We have transition matrix
$$P = \begin{bmatrix} 
1 - \sqrt{x} & \sqrt{x}\\
\frac{1}{2} & \frac{1}{2}
\end{bmatrix} = \begin{bmatrix} 
1 & -2\sqrt{x}\\
1 & 1
\end{bmatrix} \begin{bmatrix} 
1 & 0\\
0 & \frac{1}{2}-\sqrt{x}
\end{bmatrix} \begin{bmatrix} 
\frac{1}{1 + 2\sqrt{x}} & \frac{2\sqrt{x}}{1 + 2\sqrt{x}}\\
-\frac{1}{1 + 2\sqrt{x}} & \frac{1}{1 + 2\sqrt{x}}
\end{bmatrix},$$
so
\begin{align*}
X_1 &= \begin{bmatrix}
\frac{1}{2}\\
\frac{1}{2}
\end{bmatrix}\\
\implies X_i = X_1^TP^{i-1} &= \begin{bmatrix}
\frac{1}{2}\\
\frac{1}{2}
\end{bmatrix}^T \begin{bmatrix} 
1 & -2\sqrt{x}\\
1 & 1
\end{bmatrix} \begin{bmatrix} 
1 & 0\\
0 & \left (\frac{1}{2}-\sqrt{x}\right )^{i-1}
\end{bmatrix} \begin{bmatrix} 
\frac{1}{1 + 2\sqrt{x}} & \frac{2\sqrt{x}}{1 + 2\sqrt{x}}\\
-\frac{1}{1 + 2\sqrt{x}} & \frac{1}{1 + 2\sqrt{x}}
\end{bmatrix}\\
&= \begin{bmatrix}
\frac{1 - \left (\frac{1}{2} - \sqrt{x} \right )^i}{1 + 2\sqrt{x}}\\
\frac{2\sqrt{x} + \left (\frac{1}{2} - \sqrt{x} \right )^i}{1 + 2\sqrt{x}}
\end{bmatrix}
\end{align*}
Thus,
\begin{align*}
\mathbb{E}[X_i] &= \frac{2\sqrt{x} + \left (\frac{1}{2} - \sqrt{x} \right )^i}{1 + 2\sqrt{x}}\\
\implies E_n(x) = \mathbb{E}[M] &= \left ( \frac{3}{4} + x \right ) \left (\sum_{i = 1}^n \frac{2\sqrt{x} + \left (\frac{1}{2} - \sqrt{x} \right )^i}{1 + 2\sqrt{x}}\right ) - nx\\
&= \left ( \frac{3}{4} + x \right ) \left (\frac{(4nx + 1) + 2(n - 1)\sqrt{x} - 2\left (\frac{1}{2} - \sqrt{x}\right )^{n+1}}{\left (1 + 2\sqrt{x}\right )^2}\right ) - nx\\
&= \left ( \frac{3}{4} + x \right ) \left (\frac{1 - 2\sqrt{x} - 2\left (\frac{1}{2} - \sqrt{x}\right )^{n+1}}{\left (1 + 2\sqrt{x}\right )^2}\right ) + \frac{n\left (3\sqrt{x} - 2x \right )}{2 + 4\sqrt{x}}
\end{align*}
Thus as $n \to \infty$, the total profit is infinite as long as $3\sqrt{x} > 2x$, i.e. $x > 0$.

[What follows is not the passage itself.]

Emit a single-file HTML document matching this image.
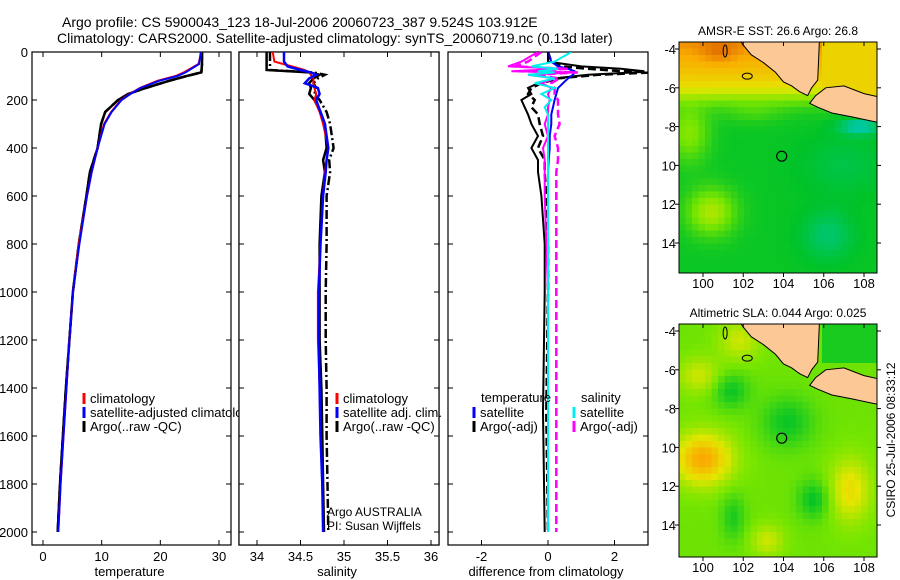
<!DOCTYPE html>
<html><head><meta charset="utf-8"><style>
html,body{margin:0;padding:0;background:#fff;}
svg{display:block;font-family:"Liberation Sans",sans-serif;}
</style></head><body>
<svg id="fig" width="900" height="580" viewBox="0 0 900 580">
<text x="62" y="27" font-size="14">Argo profile: CS 5900043_123 18-Jul-2006 20060723_387 9.524S 103.912E</text>
<text x="57" y="43" font-size="14">Climatology: CARS2000. Satellite-adjusted climatology: synTS_20060719.nc (0.13d later)</text>
<g id="g"></g>
<text transform="translate(895,440) rotate(-90)" text-anchor="middle" font-size="12">CSIRO 25-Jul-2006 08:33:12</text>
</svg>
<script>
// ---- data ----
const tDepth = [0,50,85,100,120,150,175,200,250,300,400,500,600,800,1000,1200,1400,1600,1800,2000];
const tClim  = [27,26.5,24,22.6,19.5,16.5,14.8,13.3,11.6,10.4,9.3,8.3,7.5,6.1,5.1,4.5,4.0,3.5,3.0,2.6];
const tSat   = [26.9,26.6,24.3,22.9,19.8,16.6,14.9,13.4,11.7,10.5,9.3,8.3,7.5,6.2,5.1,4.5,4.0,3.5,3.0,2.6];
const tArgo  = [27.1,27.1,27.0,24.5,21.5,17.5,14.5,12.8,10.6,9.9,9.3,8.0,7.4,6.1,5.1,4.5,3.9,3.4,2.9,2.5];
const sDepth = [0,40,60,75,85,95,110,130,150,175,200,250,300,400,450,500,600,800,1000,1200,1400,1600,1800,2000];
const sClim  = [34.18,34.2,34.4,34.55,34.6,34.62,34.65,34.65,34.66,34.68,34.66,34.72,34.76,34.82,34.8,34.78,34.76,34.73,34.7,34.7,34.72,34.73,34.75,34.76];
const sSat   = [34.31,34.31,34.35,34.5,34.62,34.68,34.6,34.55,34.7,34.72,34.68,34.73,34.78,34.82,34.8,34.79,34.76,34.73,34.71,34.71,34.72,34.73,34.75,34.76];
const sArgo  = [34.11,34.11,34.11,34.11,34.6,34.72,34.65,34.6,34.62,34.6,34.66,34.73,34.78,34.8,34.76,34.78,34.74,34.72,34.72,34.72,34.74,34.75,34.76,34.77];
const sRaw   = [34.15,34.15,34.15,34.15,34.65,34.78,34.7,34.65,34.68,34.66,34.72,34.8,34.84,34.88,34.83,34.84,34.8,34.8,34.79,34.79,34.8,34.8,34.81,34.82];
const dDepth = [0,40,60,70,80,85,95,110,130,150,175,200,230,260,300,350,400,450,500,600,800,1000,1500,2000];
const dTsat  = [0,0.1,0.3,0.6,0.8,0.8,0.75,0.6,0.45,0.3,0.25,0.2,0.15,0.1,0.1,0.05,0.05,0.02,0,0,0,0,0,0];
const dTargo = [0,0,1.0,2.2,2.9,2.6,1.2,0.2,-0.3,-0.6,-0.5,-0.8,-0.7,-0.6,-0.5,-0.3,-0.5,-0.3,-0.3,-0.2,-0.1,-0.1,-0.15,-0.1];
const dTraw  = [0,0.1,0.4,1.2,2.2,3.2,1.5,0.3,-0.2,-0.5,-0.6,-0.4,-0.5,-0.3,-0.25,-0.15,-0.3,-0.1,-0.1,-0.05,0,0,-0.05,0];
const dSsat  = [0.7,0.2,-0.5,0.3,-0.3,0.2,-0.6,0.2,-0.4,0.2,-0.2,0.1,-0.1,0,0,0,0,0,0,0,0,0,0,0];
const dSargo = [-0.3,-0.8,-1.2,0.5,-1.1,0.8,-0.6,0.2,-0.2,0.1,0,0.05,0,0,-0.1,0,-0.15,-0.1,-0.1,-0.1,-0.05,0,0,0];
const dSraw  = [-0.2,-0.6,-1.0,0.6,-0.9,0.9,-0.4,0.35,0.1,0.2,0.2,0.3,0.3,0.3,0.35,0.2,0.3,0.3,0.25,0.25,0.25,0.25,0.25,0.25];
const depthTicks = [0,200,400,600,800,1000,1200,1400,1600,1800,2000];
const tTicks = [0,10,20,30];
const sTicks = [34,34.5,35,35.5,36];
const sTickLbl = ["34","34.5","35","35.5","36"];
const dTicks = [-2,0,2];
const lonTicks = [100,102,104,106,108];
const latTicks = [-4,-6,-8,-10,-12,-14];
const latLbl = ["-4","-6","-8","10","12","14"];
const argoLon = 103.912, argoLat = -9.524;

const NS="http://www.w3.org/2000/svg", G=document.getElementById('g');
function el(t,a,p){const e=document.createElementNS(NS,t);for(const k in a)e.setAttribute(k,a[k]);(p||G).appendChild(e);return e;}
const Y0=52, Y1=532, yD=d=>Y0+(Y1-Y0)*d/2000;
const panels=[
 {x0:32,x1:231,vx:v=>43+(219-43)*v/30,name:'temperature'},
 {x0:239,x1:439,vx:v=>257+(431-257)*(v-34)/2,name:'salinity'},
 {x0:448,x1:648,vx:v=>548+(614-481)/4*v,name:'difference'}];
const PB=545;
function line(p,dep,val,col,dash,w,name){
  const pts=dep.map((d,i)=>p.vx(val[i]).toFixed(1)+','+yD(d).toFixed(1)).join(' ');
  const e=el('polyline',{points:pts,fill:'none',stroke:col,'stroke-width':w||2,'stroke-dasharray':dash||'none','clip-path':'url(#c'+panels.indexOf(p)+')'});
  
  
}
const defs=el('defs',{});
panels.forEach((p,i)=>{
  const cp=el('clipPath',{id:'c'+i},defs);el('rect',{x:p.x0,y:Y0,width:p.x1-p.x0,height:PB-Y0},cp);
  const bg=el('rect',{x:p.x0,y:Y0,width:p.x1-p.x0,height:PB-Y0,fill:'#fff',stroke:'#000','stroke-width':1.2});
  
  
  depthTicks.forEach(d=>{const y=yD(d);
    el('line',{x1:p.x0,x2:p.x0+5,y1:y,y2:y,stroke:'#000'});el('line',{x1:p.x1,x2:p.x1-5,y1:y,y2:y,stroke:'#000'});
    if(i==0){const t=el('text',{x:28,y:y+5,'text-anchor':'end','font-size':13});t.textContent=d;
      
      }
  });
});
function xticks(p,vals,lbls,title){
  vals.forEach((v,k)=>{const x=p.vx(v);
    el('line',{x1:x,x2:x,y1:Y0,y2:Y0+5,stroke:'#000'});el('line',{x1:x,x2:x,y1:PB,y2:PB-5,stroke:'#000'});
    const t=el('text',{x:x,y:561,'text-anchor':'middle','font-size':13});t.textContent=lbls[k];
    
    });
  const t=el('text',{x:(p.x0+p.x1)/2-2,y:576,'text-anchor':'middle','font-size':13});t.textContent=title;
  
  
}
const [P1,P2,P3]=panels;
line(P1,tDepth,tArgo,'#000','8,4',2.5,'temp-argo-raw');
line(P1,tDepth,tArgo,'#000','',2.5,'temp-argo');
line(P1,tDepth,tClim,'#f00','',2,'temp-climatology');
line(P1,tDepth,tSat,'#00f','',2,'temp-satellite-adjusted');
xticks(P1,tTicks,tTicks,'temperature');
function legend(x,y,items){items.forEach((it,k)=>{
  el('line',{x1:x,x2:x,y1:y+k*14-11,y2:y+k*14,stroke:it[1],'stroke-width':3});
  if(it[0]){const t=el('text',{x:x+6,y:y+k*14-1,'font-size':13});t.textContent=it[0];
  
  }});}
legend(84,404,[['climatology','#f00'],['satellite-adjusted climatology','#00f'],['Argo(..raw -QC)','#000']]);
const bg2=el('rect',{x:P2.x0,y:Y0,width:P2.x1-P2.x0,height:PB-Y0,fill:'#fff',stroke:'#000','stroke-width':1.2});


depthTicks.forEach(d=>{const y=yD(d);el('line',{x1:P2.x0,x2:P2.x0+5,y1:y,y2:y,stroke:'#000'});el('line',{x1:P2.x1,x2:P2.x1-5,y1:y,y2:y,stroke:'#000'});});
line(P2,sDepth,sRaw,'#000','9,3,2,3',2.5,'sal-argo-raw');
line(P2,sDepth,sArgo,'#000','',2.5,'sal-argo');
line(P2,sDepth,sClim,'#f00','',2,'sal-climatology');
line(P2,sDepth,sSat,'#00f','',2.5,'sal-satellite-adjusted');
xticks(P2,sTicks,sTickLbl,'salinity');
legend(337,404,[['climatology','#f00'],['satellite adj. clim.','#00f'],['Argo(..raw -QC)','#000']]);
[['Argo AUSTRALIA',516],['PI: Susan Wijffels',530]].forEach(a=>{const t=el('text',{x:327,y:a[1],'font-size':12});t.textContent=a[0];
  
  });
line(P3,dDepth,dTraw,'#000','8,4',2.5,'diff-temp-argo-raw');
line(P3,dDepth,dTargo,'#000','',2,'diff-temp-argo');
line(P3,dDepth,dTsat,'#00f','',2,'diff-temp-satellite');
line(P3,dDepth,dSraw,'#f0f','8,4',2.5,'diff-sal-argo-raw');
line(P3,dDepth,dSargo,'#f0f','',2,'diff-sal-argo');
line(P3,dDepth,dSsat,'#0ee','',2,'diff-sal-satellite');
xticks(P3,dTicks,dTicks,'difference from climatology');
[['temperature',481],['salinity',581]].forEach(a=>{const t=el('text',{x:a[1],y:402,'font-size':13});t.textContent=a[0];
  
  });
legend(474,418,[['satellite','#00f'],['Argo(-adj)','#000']]);
legend(574,418,[['satellite','#0ee'],['Argo(-adj)','#f0f']]);

// ---- maps ----
const stops=[[0,0,170],[0,200,255],[0,200,150],[0,195,40],[120,230,0],[230,230,0],[250,170,0],[200,50,0]];
function cmap(v){v=Math.max(0,Math.min(1,v))*7;const i=Math.min(6,Math.floor(v)),f=v-i,a=stops[i],b=stops[i+1];
  return 'rgb('+a.map((c,k)=>Math.round(c+(b[k]-c)*f)).join(',')+')';}
function Gf(lo,la,cx,cy,sx,sy){return Math.exp(-((lo-cx)**2/(sx*sx)+(la-cy)**2/(sy*sy)));}
function sst(lo,la){const s=1/(1+Math.exp((-6.6-la)*-3));
  const north=0.87-(-4-la)*0.055+0.06*Gf(lo,la,100.8,-4.2,1,0.6);
  let south=0.44+0.2*Gf(lo,la,100.4,-12.4,1.2,1.2)+0.15*Gf(lo,la,99.3,-8.3,1,1.5)+0.06*Gf(lo,la,102.5,-7.2,1.5,0.6)-0.1*Gf(lo,la,106.2,-13.6,1.2,1.2)-0.05*Gf(lo,la,107,-10,2,1.5)-0.2*Gf(lo,la,107.8,-8,1,0.4);
  if(lo>105.8&&la>-6.8)return 0.76;
  return north*(1-s)+south*s;}
function sla(lo,la){if(lo>105.8&&la>-5.5)return 0.46;
  return 0.56+0.3*Gf(lo,la,100,-10.6,1.4,1.3)+0.18*Gf(lo,la,107.3,-12.2,1,1.6)+0.12*Gf(lo,la,99.8,-6.3,1,0.9)-0.12*Gf(lo,la,101.4,-7.1,0.9,0.9)-0.13*Gf(lo,la,105.5,-12.7,0.8,1)-0.12*Gf(lo,la,104.2,-8.7,1.3,1.3)+0.12*Gf(lo,la,103.2,-14.8,0.8,0.8)+0.12*Gf(lo,la,101.8,-4.5,1,1)-0.1*Gf(lo,la,101.5,-13.6,0.6,1.2);}
const sumatra=[[101.6,-3.2],[102.0,-3.8],[102.4,-4.3],[103.0,-4.7],[103.6,-5.2],[104.0,-5.7],[104.4,-5.9],[104.8,-6.2],[105.2,-6.4],[105.4,-6.0],[105.7,-5.6],[105.8,-3.2]];
const java=[[105.3,-6.8],[105.6,-6.4],[106.1,-6.0],[107.0,-5.9],[108.0,-6.3],[109.3,-6.6],[109.3,-7.9],[108.3,-7.7],[107.4,-7.5],[106.4,-7.3],[105.7,-7.0]];
function drawMap(top,bot,fn,title,name){
  const x0=679,x1=877,lx=lo=>703+(lo-100)*(864-703)/8;
  const ppd=19.4, laY=la=>top+7+(-4-la)*ppd;
  const grp=el('g',{});
  const cid='m'+top;const cp=el('clipPath',{id:cid},defs);el('rect',{x:x0,y:top,width:x1-x0,height:bot-top},cp);
  const cg=el('g',{'clip-path':'url(#'+cid+')'},grp);
  const step=6.5;
  for(let x=x0;x<x1;x+=step)for(let y=top;y<bot;y+=step){
    const lo=100+(x+step/2-703)*8/161, la=-4-(y+step/2-top-7)/ppd;
    el('rect',{x:x,y:y,width:step+0.5,height:step+0.5,fill:cmap(fn(lo,la))},cg);}
  [sumatra,java].forEach(poly=>{el('polygon',{points:poly.map(p=>lx(p[0])+','+laY(p[1])).join(' '),fill:'#fbc896',stroke:'#000','stroke-width':1},cg);});
  el('ellipse',{cx:lx(102.2),cy:laY(-5.4),rx:5,ry:3,fill:'none',stroke:'#000'},cg);
  el('ellipse',{cx:lx(101.1),cy:laY(-4.1),rx:2,ry:6,fill:'none',stroke:'#000'},cg);
  el('rect',{x:x0,y:top,width:x1-x0,height:bot-top,fill:'none',stroke:'#000'},grp);
  const c=el('circle',{cx:lx(argoLon),cy:laY(argoLat),r:5,fill:'none',stroke:'#000','stroke-width':1.2},grp);
  
  lonTicks.forEach(lo=>{const x=lx(lo);el('line',{x1:x,x2:x,y1:bot,y2:bot+4,stroke:'#000'},grp);el('line',{x1:x,x2:x,y1:top,y2:top+4,stroke:'#000'},grp);
    const t=el('text',{x:x,y:bot+15,'text-anchor':'middle','font-size':13},grp);t.textContent=lo;
    });
  latTicks.forEach((la,k)=>{const y=laY(la);el('line',{x1:x0-4,x2:x0,y1:y,y2:y,stroke:'#000'},grp);el('line',{x1:x1,x2:x1+4,y1:y,y2:y,stroke:'#000'},grp);
    const t=el('text',{x:x0-3,y:y+5,'text-anchor':'end','font-size':13},grp);t.textContent=latLbl[k];
    });
  const t=el('text',{x:778,y:top-7,'text-anchor':'middle','font-size':12},grp);t.textContent=title;
  
}
drawMap(42,273,sst,'AMSR-E SST: 26.6 Argo: 26.8','sst-map');
drawMap(324,557,sla,'Altimetric SLA: 0.044 Argo: 0.025','sla-map');
</script>
</body></html>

On the other hand, if we wanted to maximise the eventual daily profit then we go back to our distribution for $X_i$ and take $i \to \infty$ to get $X = \begin{bmatrix}
\frac{1}{1 + 2\sqrt{x}}\\
\frac{2\sqrt{x}}{1 + 2\sqrt{x}}
\end{bmatrix}$, so the expected profit made is $\left (\frac{3}{4} + x\right )\mathbb{E}[X] - x = \frac{3\sqrt{x} - 2x}{2 + 4\sqrt{x}}$, which is maximised when $x = \frac{1}{4}$.
Therefore, to maximise daily profit, the club should spend $250$ pounds.